ライブの途中に、Jリーグ人気にあやかった「イエローカード・コーナー」という時間がありました。お客さんがカードを持っていて、名もなき芸人がネタを披露し、カードが3枚上がったら強制終了。そのコーナーに以前出場した程度の私に声を掛けてくれたのです。名前を覚えてくれているだけでも相当なのに。なぜ恵さんが、たくさん若手がウロウロしている中で僕の名を呼んでくれたのかわかりませんが、無名な上にピンで孤独だった僕を救ってくれました。
ちなみに、そのような時期にもう一人声を掛けてくれたのは「ホリケン」こと堀内健さんです。
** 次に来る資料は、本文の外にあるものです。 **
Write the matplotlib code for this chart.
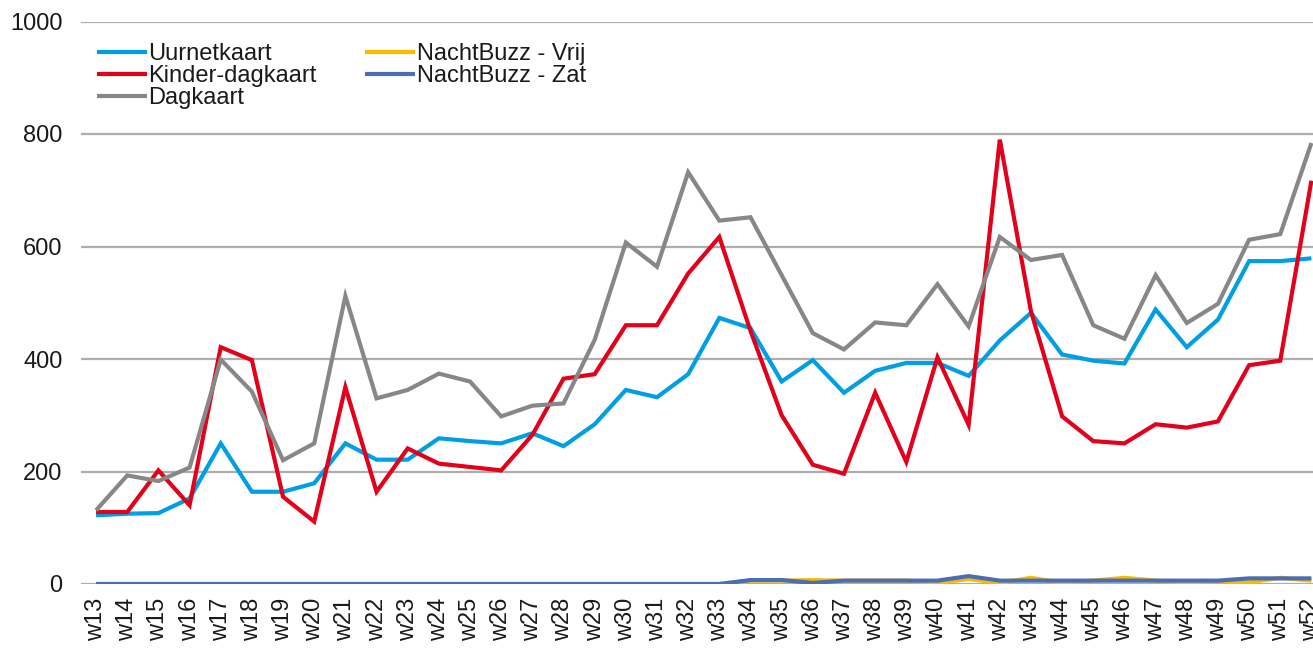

一人で居場所のない私に、「フッくん、元気か〜」と軽い感じで。もう25年ほど前のことですが、どちらも鮮明に耳に残っています。
「ふぐ、頼んでおいたから」
あれから25年。ハンバーガーがフグ鍋になりました。地下の小さなライブハウスから、全国ネットのお昼の番組になりました。恵さんは事前の準備を綿密にするので、毎朝8時半くらいからスタッフと打ち合わせをして臨んでいるようです。番組のスタイルは違いますが、先輩の勇姿を間近で感じられるのはとても貴重だと思います。
懐かしい話と、これからの話。グラスに日本酒が注がれる西麻布の夜。車に乗り込む恵さんを見送ると、私はタクシーを拾って帰路につきました。